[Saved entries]

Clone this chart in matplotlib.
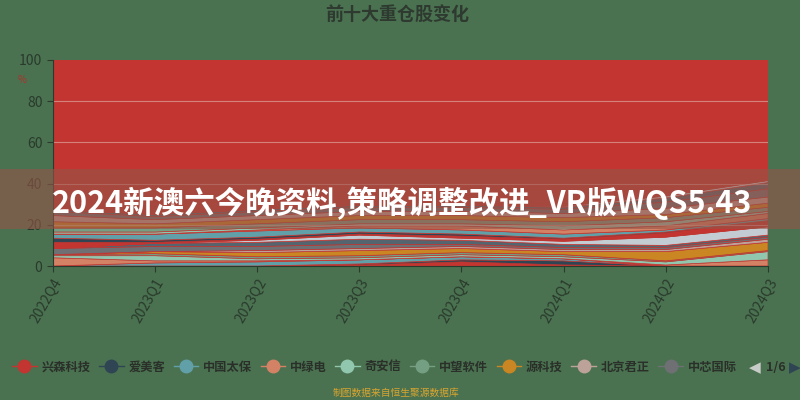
import matplotlib
matplotlib.use("Agg")
import matplotlib.pyplot as plt
from matplotlib.lines import Line2D
from matplotlib.patches import Rectangle
import numpy as np

plt.rcParams['font.family'] = ['Noto Sans CJK SC', 'DejaVu Sans']

quarters = ['2022Q4', '2023Q1', '2023Q2', '2023Q3', '2023Q4', '2024Q1', '2024Q2', '2024Q3']
legend_names = ['兴森科技', '爱美客', '中国太保', '中绿电', '奇安信', '中望软件', '源科技', '北京君正', '中芯国际']

s00 = [0, 0, 0, 0.5, 2, 0.5, 0, 0]
s01 = [0, 0, 0, 0.5, 1, 2, 0, 0]
s02 = [0, 1.5, 2, 2, 1.5, 1, 0, 0]
s03 = [4, 1, 0.5, 0, 0, 0, 0.5, 3]
s04 = [1, 2.5, 1, 1, 1, 1, 1.5, 4]
s05 = [0.5, 1, 1, 1, 1, 1, 0.5, 0.5]
s06 = [0, 1, 2, 2.5, 2, 1.5, 4.5, 4]
s07 = [0, 0, 1, 1, 1, 1, 1, 1.5]
s08 = [3, 2.5, 2, 2, 1, 1, 1, 1]
s09 = [0, 1.5, 2, 2.5, 2, 1.5, 1, 1]
s10 = [0, 0, 1, 2, 1, 1.5, 4, 4]
s11 = [3, 0.5, 0.5, 0.5, 1, 1, 2, 3]
s12 = [2, 1, 1, 1, 1, 0.5, 0.5, 0]
s13 = [2, 3, 3, 2, 2, 2, 1, 1]
s14 = [0, 0, 0.5, 1, 2, 2, 2, 2.5]
s15 = [1, 1, 1, 1, 1, 2, 2, 1]
s16 = [2, 2, 2, 2, 2, 2, 2, 2]
s17 = [3, 2, 2, 2, 2, 2, 1.5, 2]
s18 = [3, 2, 2, 2, 2, 2, 3, 3]
s19 = [2, 1.5, 2, 2, 2, 2, 3, 4]
s20 = [1, 1, 1, 1, 1, 1, 2, 3]
s21 = [0, 0, 0, 0, 0, 0.5, 1, 1]
s22 = [78, 78, 78, 78, 78, 75, 70, 65]

series = [s00, s01, s02, s03, s04, s05, s06, s07, s08, s09, s10, s11,
          s12, s13, s14, s15, s16, s17, s18, s19, s20, s21, s22]

palette = ['#c23531', '#2f4554', '#61a0a8', '#d48265', '#91c7ae', '#749f83',
           '#ca8622', '#bda29a', '#6e7074', '#546570', '#c4ccd3']
colors = [palette[i % len(palette)] for i in range(len(series))]

bg = '#4a7250'
fig = plt.figure(figsize=(8, 4), dpi=100, facecolor=bg)
ax = fig.add_axes([0.066, 0.335, 0.894, 0.515])
ax.set_facecolor(bg)

x = np.arange(len(quarters))
ax.stackplot(x, *series, colors=colors, edgecolor=colors, linewidth=0.5, zorder=2)
ax.set_xlim(0, len(quarters) - 1)
ax.set_ylim(0, 100)

for yv in [20, 40, 60, 80]:
    ax.axhline(yv, color='#e8c0b8', lw=0.8, alpha=0.55, zorder=3)

ax.set_yticks([0, 20, 40, 60, 80, 100])
ax.set_xticks(x)
ax.set_xticklabels(quarters, rotation=60, ha='right', rotation_mode='anchor')
ax.tick_params(axis='both', colors='#2a3a2c', labelsize=10, length=4, width=0.8)
ax.tick_params(axis='x', pad=3)
for sp in ['top', 'right']:
    ax.spines[sp].set_visible(False)
for sp in ['left', 'bottom']:
    ax.spines[sp].set_color('#2a3a2c')
    ax.spines[sp].set_linewidth(0.8)
    ax.spines[sp].set_zorder(5)

fig.text(0.028, 0.80, '%', color='#b03028', fontsize=7, ha='center', va='center')

fig.text(0.497, 0.965, '前十大重仓股变化', fontsize=13, fontweight='black',
         color='#2e3a30', ha='center', va='center')

# banner
fig.patches.append(Rectangle((0, 0.4275), 1, 0.15, transform=fig.transFigure,
                             facecolor=(150/255, 85/255, 72/255), alpha=0.6,
                             edgecolor='none', zorder=10))
fig.text(0.065, 0.4925, '2024新澳六今晚资料,策略调整改进_VR版WQS5.43', fontsize=22,
         fontweight='black', color='white', ha='left', va='center', zorder=11)

handles = [Line2D([0], [0], color=colors[i], marker='o', markersize=9, lw=1,
                  markerfacecolor=colors[i], markeredgecolor=colors[i])
           for i in range(len(legend_names))]
leg = fig.legend(handles, legend_names, ncol=9, loc='center', bbox_to_anchor=(0.468, 0.082),
                 frameon=False, fontsize=8.8, handlelength=2.0, handletextpad=0.4,
                 columnspacing=0.7, labelcolor='#2a3029', borderpad=0.1)
for t in leg.get_texts():
    t.set_fontweight('bold')

fig.text(0.944, 0.082, '◀', color='#c8ccc8', fontsize=11, ha='center', va='center',
         family=['DejaVu Sans'])
fig.text(0.970, 0.082, '1/6', color='#2a3029', fontsize=9, fontweight='bold', ha='center', va='center')
fig.text(0.994, 0.082, '▶', color='#2f4554', fontsize=11, ha='center', va='center',
         family=['DejaVu Sans'])

fig.text(0.495, 0.018, '制图数据来自恒生聚源数据库', color='#d9a530', fontsize=7,
         ha='center', va='center')

fig.savefig('out.png', dpi=100, facecolor=bg)
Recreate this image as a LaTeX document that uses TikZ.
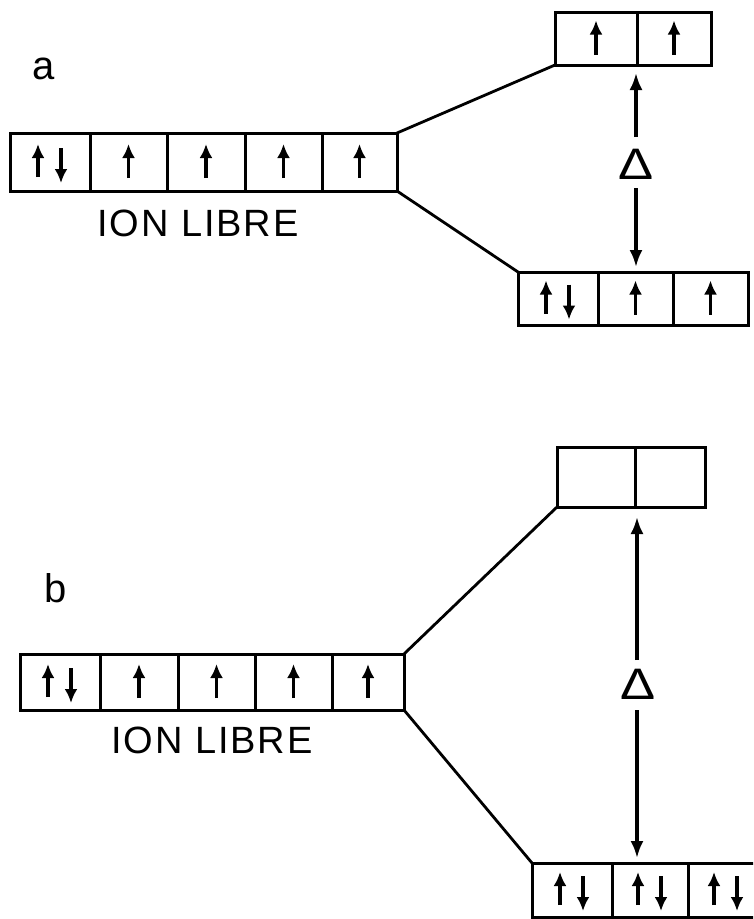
\documentclass[tikz,border=0pt]{standalone}
\usepackage{fontspec}
\setmainfont{Liberation Sans}
\newfontfamily\lblfont[LetterSpace=5]{Liberation Sans}
\usetikzlibrary{arrows.meta,calc}

\tikzset{
  cell/.style={draw, line width=3pt, inner sep=0pt, outer sep=0pt},
  spin/.style={line width=3.4pt, -{Latex[length=14pt,width=13pt]}},
  gap/.style={line width=3.2pt, -{Latex[length=17pt,width=13pt]}},
  split/.style={line width=2.8pt},
  label/.style={font=\lblfont\fontsize{38}{38}\selectfont, anchor=base, inner sep=0pt},
  tag/.style={font=\fontsize{40}{40}\selectfont, anchor=base, inner sep=0pt},
  deltalbl/.style={font=\fontsize{42}{42}\selectfont, inner sep=0pt}
}

% single electron, and a paired up/down electron pair, centred in a cell
\newcommand\spinone[1]{\draw[spin] ($(#1)+(0,16)$) -- ($(#1)+(0,-18)$);}
\newcommand\spintwo[1]{%
  \draw[spin] ($(#1)+(-12,15)$) -- ($(#1)+(-12,-18)$);
  \draw[spin] ($(#1)+(11,-14)$) -- ($(#1)+(11,21)$);}

\begin{document}
\begin{tikzpicture}[x=1pt, y=-1pt]
\useasboundingbox (0,0) rectangle (753,919);
\clip (0,0) rectangle (753,919);

% ---------------- (a) weak field ----------------
\node[tag] (la) at (44,79) {a};

\node[cell, minimum width=80, minimum height=58] (af1) at (50,162) {};
\node[cell, minimum width=77, minimum height=58] (af2) at (128.5,162) {};
\node[cell, minimum width=78, minimum height=58] (af3) at (206,162) {};
\node[cell, minimum width=77, minimum height=58] (af4) at (283.5,162) {};
\node[cell, minimum width=75, minimum height=58] (af5) at (359.5,162) {};
\node[label] (ionA) at (198,236) {ION LIBRE};

\node[cell, minimum width=82, minimum height=53] (at1) at (596,38.5) {};
\node[cell, minimum width=74, minimum height=53] (at2) at (674,38.5) {};

\node[cell, minimum width=80, minimum height=53] (ab1) at (558,298.5) {};
\node[cell, minimum width=75, minimum height=53] (ab2) at (635.5,298.5) {};
\node[cell, minimum width=75, minimum height=53] (ab3) at (710.5,298.5) {};

\spintwo{af1} \spinone{af2} \spinone{af3} \spinone{af4} \spinone{af5}
\spinone{at1} \spinone{at2}
\spintwo{ab1} \spinone{ab2} \spinone{ab3}

\draw[split] (af5.north east) -- (at1.south west);
\draw[split] (af5.south east) -- (ab1.north west);

\node[deltalbl] (dA) at (636,164) {\scalebox{1.25}[1.05]{Δ}};
\coordinate (dAup) at (636,137);
\coordinate (dAdn) at (636,188);
\draw[gap] (dAup) -- ([shift={(0,8)}]dAup |- at1.south);
\draw[gap] (dAdn) -- ([shift={(0,-5)}]dAdn |- ab2.north);

% ---------------- (b) strong field ----------------
\node[tag] (lb) at (56,602) {b};

\node[cell, minimum width=80, minimum height=56] (bf1) at (60,682) {};
\node[cell, minimum width=78, minimum height=56] (bf2) at (139,682) {};
\node[cell, minimum width=77, minimum height=56] (bf3) at (216.5,682) {};
\node[cell, minimum width=77, minimum height=56] (bf4) at (293.5,682) {};
\node[cell, minimum width=72, minimum height=56] (bf5) at (368,682) {};
\node[label] (ionB) at (212,753) {ION LIBRE};

\node[cell, minimum width=78, minimum height=60] (bt1) at (596,477) {};
\node[cell, minimum width=70, minimum height=60] (bt2) at (670,477) {};

\node[cell, minimum width=80, minimum height=54] (bb1) at (572,890) {};
\node[cell, minimum width=76, minimum height=54] (bb2) at (650,890) {};
\node[cell, minimum width=76, minimum height=54] (bb3) at (726,890) {};

\spintwo{bf1} \spinone{bf2} \spinone{bf3} \spinone{bf4} \spinone{bf5}
\spintwo{bb1} \spintwo{bb2} \spintwo{bb3}

\draw[split] (bf5.north east) -- (bt1.south west);
\draw[split] (bf5.south east) -- (bb1.north west);

\node[deltalbl] (dB) at (638,684) {\scalebox{1.25}[1.05]{Δ}};
\coordinate (dBup) at (637,660);
\coordinate (dBdn) at (637,710);
\draw[gap] (dBup) -- ([shift={(0,10)}]dBup |- bt1.south);
\draw[gap] (dBdn) -- ([shift={(0,-5)}]dBdn |- bb2.north);
\end{tikzpicture}
\end{document}
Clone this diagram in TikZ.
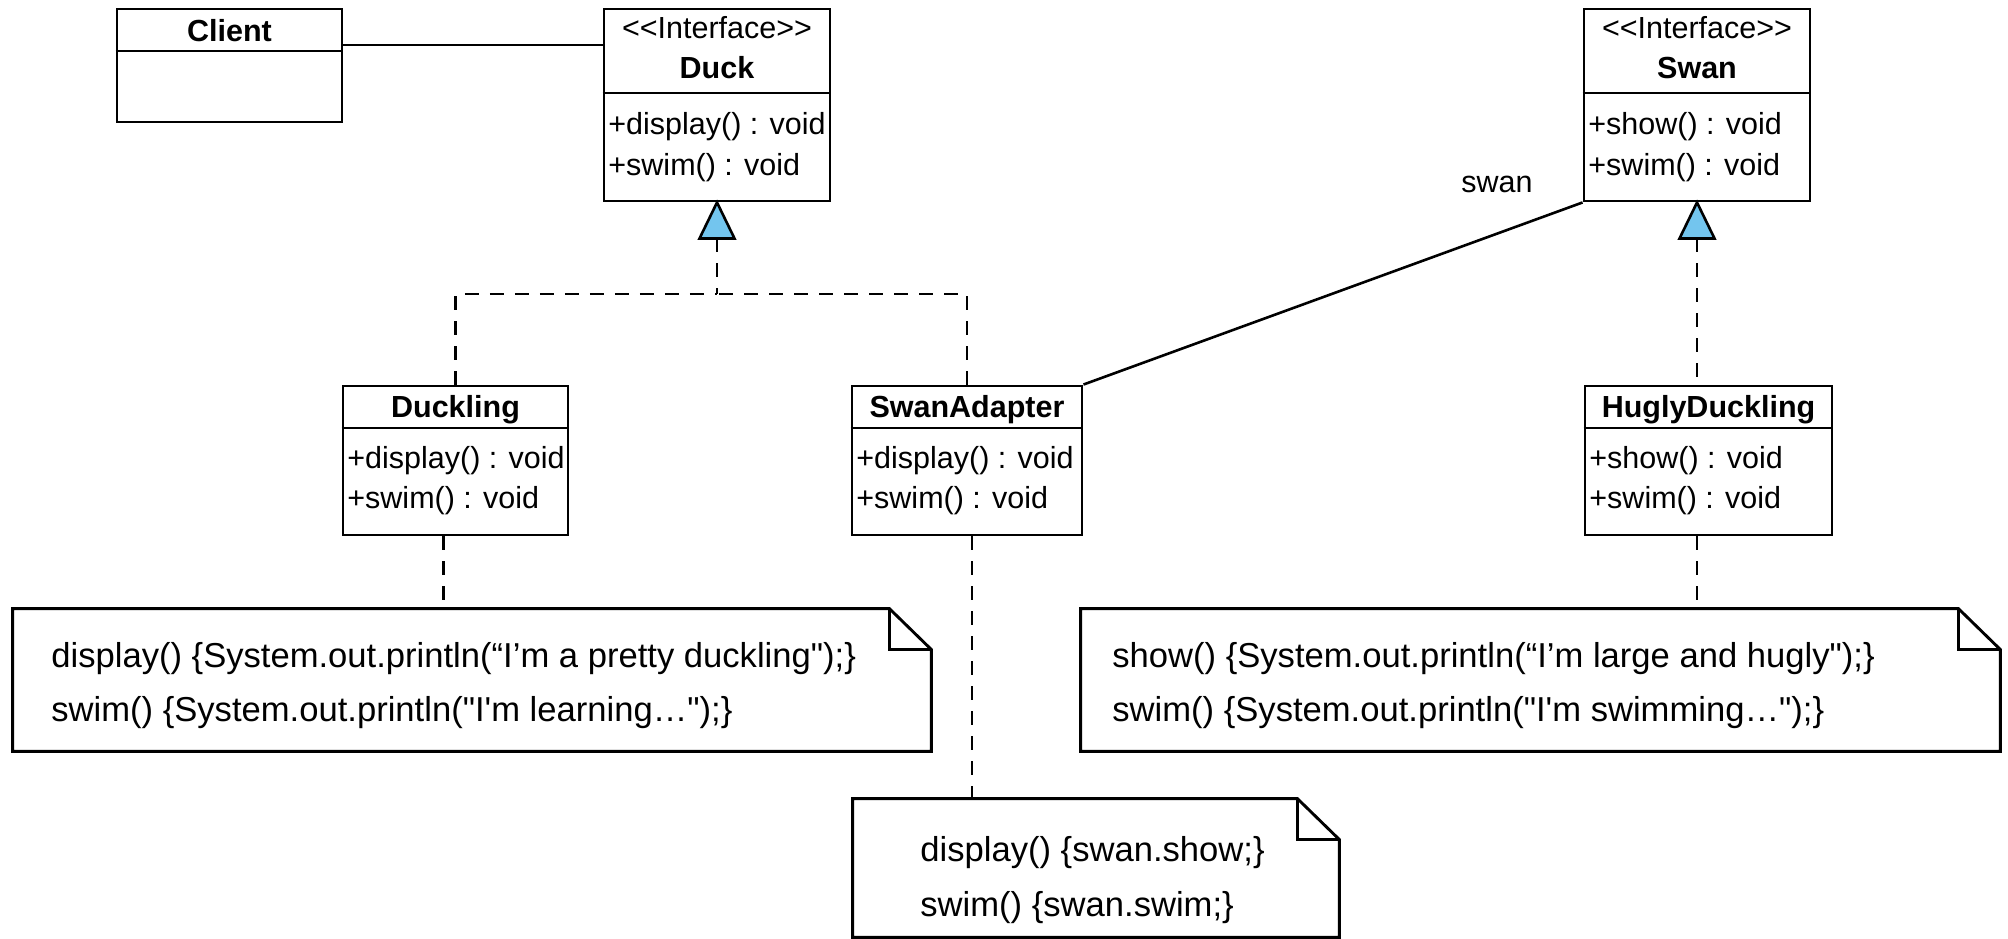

### DIRECTION
Copy the lines above exactly, starting at the one with "Recreate this image" and ending at the one with "(la) at (44,79)", both included. Leave out any pictures and add nothing else.

### EXERCISE RESPONSE
Recreate this image as a LaTeX document that uses TikZ.
\documentclass[tikz,border=0pt]{standalone}
\usepackage{fontspec}
\setmainfont{Liberation Sans}
\newfontfamily\lblfont[LetterSpace=5]{Liberation Sans}
\usetikzlibrary{arrows.meta,calc}

\tikzset{
  cell/.style={draw, line width=3pt, inner sep=0pt, outer sep=0pt},
  spin/.style={line width=3.4pt, -{Latex[length=14pt,width=13pt]}},
  gap/.style={line width=3.2pt, -{Latex[length=17pt,width=13pt]}},
  split/.style={line width=2.8pt},
  label/.style={font=\lblfont\fontsize{38}{38}\selectfont, anchor=base, inner sep=0pt},
  tag/.style={font=\fontsize{40}{40}\selectfont, anchor=base, inner sep=0pt},
  deltalbl/.style={font=\fontsize{42}{42}\selectfont, inner sep=0pt}
}

% single electron, and a paired up/down electron pair, centred in a cell
\newcommand\spinone[1]{\draw[spin] ($(#1)+(0,16)$) -- ($(#1)+(0,-18)$);}
\newcommand\spintwo[1]{%
  \draw[spin] ($(#1)+(-12,15)$) -- ($(#1)+(-12,-18)$);
  \draw[spin] ($(#1)+(11,-14)$) -- ($(#1)+(11,21)$);}

\begin{document}
\begin{tikzpicture}[x=1pt, y=-1pt]
\useasboundingbox (0,0) rectangle (753,919);
\clip (0,0) rectangle (753,919);

% ---------------- (a) weak field ----------------
\node[tag] (la) at (44,79) {a};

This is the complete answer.